La Malaisie, hors Singapour, était un pays musulman, les habitants de Singapour d’origine chinoise étaient bouddhistes.

<Wikipedia> présente ainsi cette séparation de 1965 :

« Le retrait de Singapour de la fédération de Malaisie, le 9 Août 1965 fut pratiquement vu comme une partition de la Malaisie en deux états, par les observateurs étrangers, mais, à la différence de l’Inde, cette partition n’était pas religieuse, mais plutôt ethnique, avec la création de l’état de Singapour, majoritairement peuplé de Chinois, et la Malaisie, majoritairement peuplée de Malais musulmans, mais avec une forte minorité de Chinois. Avant 1965, les Chinois étaient aussi nombreux que les Malais, en Malaisie, Les deux parties n’arrivaient pas à s’entendre pour le partage du pouvoir entre Chinois et Malais, d’autant plus que les Malais étaient favorables à un régime monarchique, alors que les Chinois voulaient un régime républicain, ce qui laissait présager une grave guerre civile ethnique, expliquant largement le retrait de Singapour, en 1965. »

Ce sont les Malais de la péninsule qui forcent Singapour à quitter la Fédération contre la volonté du responsable politique de Singapour qui constituait une des régions autonomes de la Malaisie : Lee Kuan Yew.

C’est ce dernier qui est cité en exemple pour sa capacité de direction l’État de manière très ferme tout en préservant une démocratie.

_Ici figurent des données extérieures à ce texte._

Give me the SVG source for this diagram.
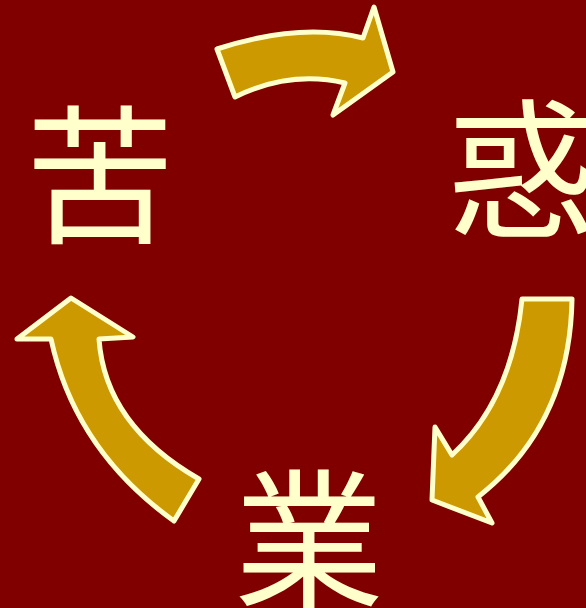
<svg xmlns="http://www.w3.org/2000/svg" width="586" height="608" viewBox="0 0 586 608">
<style>
.arrow{fill:#CC9900;stroke:#FFFFCC;stroke-width:5;stroke-linejoin:round}
.ch{fill:#FFFFCC;font-family:"Noto Sans CJK SC","Noto Sans CJK JP",sans-serif;font-size:150px;text-anchor:middle}
</style>
<rect width="586" height="608" fill="#800000"/>
<g id="connectors">
<path class="arrow" d="M217,49 Q300,22 363,38 L374,7 L393,72 L333,115 L345,83 Q290,70 235,97 Z"/>
<path class="arrow" d="M522,299 L572,299 Q570,425 478,497 L492,523 L432,500 L435,427 L452,455 Q512,400 522,299 Z"/>
<path class="arrow" d="M174,521 Q75,450 51,339 L17,339 L71,298 L133,337 L99,339 Q105,425 199,479 Z"/>
</g>
<g id="node-ku"><text class="ch" x="100" y="232">苦</text></g>
<g id="node-waku"><text class="ch" x="522" y="226">惑</text></g>
<g id="node-gou"><text class="ch" x="309" y="596">業</text></g>
</svg>
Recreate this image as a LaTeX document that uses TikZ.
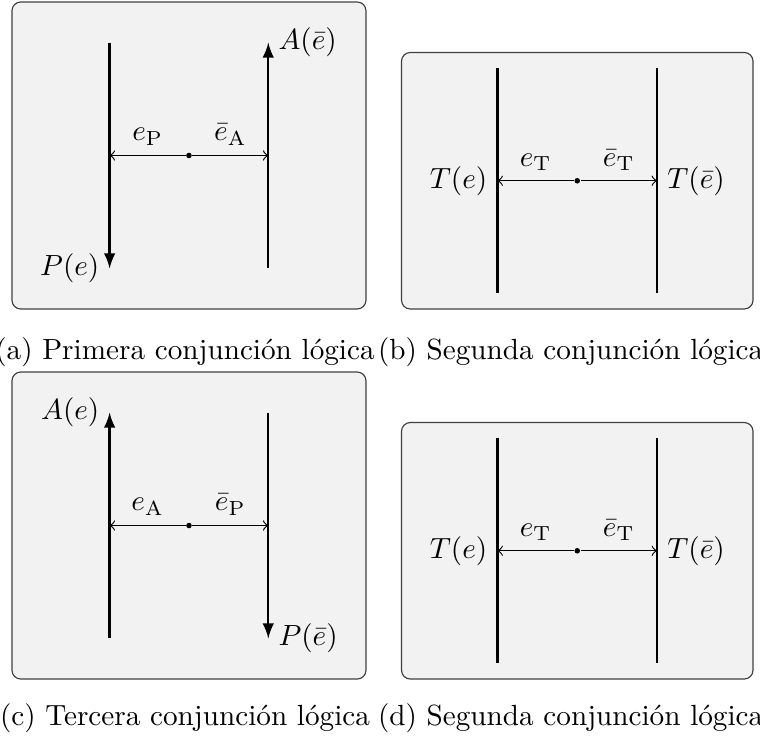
\documentclass[tikz,border=0pt]{standalone}
\usepackage{fontspec}
\usepackage{amsmath,amssymb}
\usepackage{tikz}
\usetikzlibrary{arrows.meta,positioning,calc}

\tikzset{
  panel/.style={draw=black!75,fill=black!5,rounded corners=3pt},
  pole/.style={line width=0.8pt},
  midpt/.style={circle,fill=black,inner sep=0pt,minimum size=1.9pt},
}

\begin{document}
\begin{tikzpicture}[>=to,scale=1.0]
  \useasboundingbox (0,0) rectangle (9.150,8.885);
  % (a)
  \begin{scope}[shift={(2.275,7.013)}]
    \draw[panel] (-2.131,-1.848) rectangle (2.131,1.848);
    \coordinate (a-lt) at (-0.955,1.36);
    \coordinate (a-lb) at (-0.955,-1.36);
    \coordinate (a-rt) at (0.955,1.36);
    \coordinate (a-rb) at (0.955,-1.36);
    \coordinate (a-l) at (-0.955,0);
    \coordinate (a-r) at (0.955,0);
    \node[midpt] (a-m) at (0,0) {};
    \draw[pole,-latex] (a-lt) -- (a-lb);
    \draw[pole,-latex] (a-rb) -- (a-rt);
    \node[left] (a-p) at (a-lb) {\(P(e)\)};
    \node[right] (a-a) at (a-rt) {\(A(\bar{e})\)};
    \draw[->] (a-m) -- (a-l) node[midway,above] (a-el) {\(e_{\mathrm{P}}\)};
    \draw[->] (a-m) -- (a-r) node[midway,above] (a-er) {\(\bar{e}_{\mathrm{A}}\)};
  \end{scope}
  % (b)
  \begin{scope}[shift={(6.950,6.709)}]
    \draw[panel] (-2.116,-1.544) rectangle (2.116,1.544);
    \coordinate (b-lt) at (-0.96,1.355);
    \coordinate (b-lb) at (-0.96,-1.355);
    \coordinate (b-rt) at (0.96,1.355);
    \coordinate (b-rb) at (0.96,-1.355);
    \coordinate (b-l) at (-0.96,0);
    \coordinate (b-r) at (0.96,0);
    \node[midpt] (b-m) at (0,0) {};
    \draw[pole] (b-lt) -- (b-lb);
    \draw[pole] (b-rt) -- (b-rb);
    \node[left] (b-t) at (b-l) {\(T(e)\)};
    \node[right] (b-tb) at (b-r) {\(T(\bar{e})\)};
    \draw[->] (b-m) -- (b-l) node[midway,above] (b-el) {\(e_{\mathrm{T}}\)};
    \draw[->] (b-m) -- (b-r) node[midway,above] (b-er) {\(\bar{e}_{\mathrm{T}}\)};
  \end{scope}
  % (c)
  \begin{scope}[shift={(2.275,2.558)}]
    \draw[panel] (-2.131,-1.848) rectangle (2.131,1.848);
    \coordinate (c-lt) at (-0.955,1.36);
    \coordinate (c-lb) at (-0.955,-1.36);
    \coordinate (c-rt) at (0.955,1.36);
    \coordinate (c-rb) at (0.955,-1.36);
    \coordinate (c-l) at (-0.955,0);
    \coordinate (c-r) at (0.955,0);
    \node[midpt] (c-m) at (0,0) {};
    \draw[pole,-latex] (c-lb) -- (c-lt);
    \draw[pole,-latex] (c-rt) -- (c-rb);
    \node[left] (c-a) at (c-lt) {\(A(e)\)};
    \node[right] (c-p) at (c-rb) {\(P(\bar{e})\)};
    \draw[->] (c-m) -- (c-l) node[midway,above] (c-el) {\(e_{\mathrm{A}}\)};
    \draw[->] (c-m) -- (c-r) node[midway,above] (c-er) {\(\bar{e}_{\mathrm{P}}\)};
  \end{scope}
  % (d)
  \begin{scope}[shift={(6.950,2.254)}]
    \draw[panel] (-2.116,-1.544) rectangle (2.116,1.544);
    \coordinate (d-lt) at (-0.96,1.355);
    \coordinate (d-lb) at (-0.96,-1.355);
    \coordinate (d-rt) at (0.96,1.355);
    \coordinate (d-rb) at (0.96,-1.355);
    \coordinate (d-l) at (-0.96,0);
    \coordinate (d-r) at (0.96,0);
    \node[midpt] (d-m) at (0,0) {};
    \draw[pole] (d-lt) -- (d-lb);
    \draw[pole] (d-rt) -- (d-rb);
    \node[left] (d-t) at (d-l) {\(T(e)\)};
    \node[right] (d-tb) at (d-r) {\(T(\bar{e})\)};
    \draw[->] (d-m) -- (d-l) node[midway,above] (d-el) {\(e_{\mathrm{T}}\)};
    \draw[->] (d-m) -- (d-r) node[midway,above] (d-er) {\(\bar{e}_{\mathrm{T}}\)};
  \end{scope}
  % captions
  \node[anchor=base] (a-cap) at (2.227,4.56) {(a) Primera conjunción lógica};
  \node[anchor=base] (b-cap) at (6.87,4.56) {(b) Segunda conjunción lógica};
  \node[anchor=base] (c-cap) at (2.227,0.15) {(c) Tercera conjunción lógica};
  \node[anchor=base] (d-cap) at (6.87,0.15) {(d) Segunda conjunción lógica};
\end{tikzpicture}
\end{document}
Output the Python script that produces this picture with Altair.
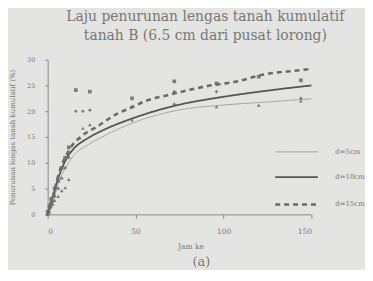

Lorsqu’il fut contraint d’assumer la séparation entre la Malaisie et Singapour il tint ce discours :

« Pour moi, c’est un moment d’angoisse. Toute ma vie, toute ma vie d’adulte, j’ai… j’ai cru en l’union avec la Malaisie et à l’unité des deux territoires. Vous savez que nous, en tant que peuple lié par la géographie, l’économie, par des liens de parenté… Cela détruit littéralement tout ce pour quoi nous avons lutté… Maintenant, moi, Lee Kuan Yew, Premier ministre de Singapour, dans la responsabilité qui m’incombe, je proclame et déclare au nom du peuple et du gouvernement de Singapour que, à partir de ce jour, le 9 août de cette année mille neuf cent soixante-cinq, Singapour sera à jamais une nation indépendante, souveraine et démocratique, fondée sur les principes de liberté et de justice et avec pour but la recherche du bien-être et du bonheur du peuple dans une société la plus juste et égalitaire possible.  »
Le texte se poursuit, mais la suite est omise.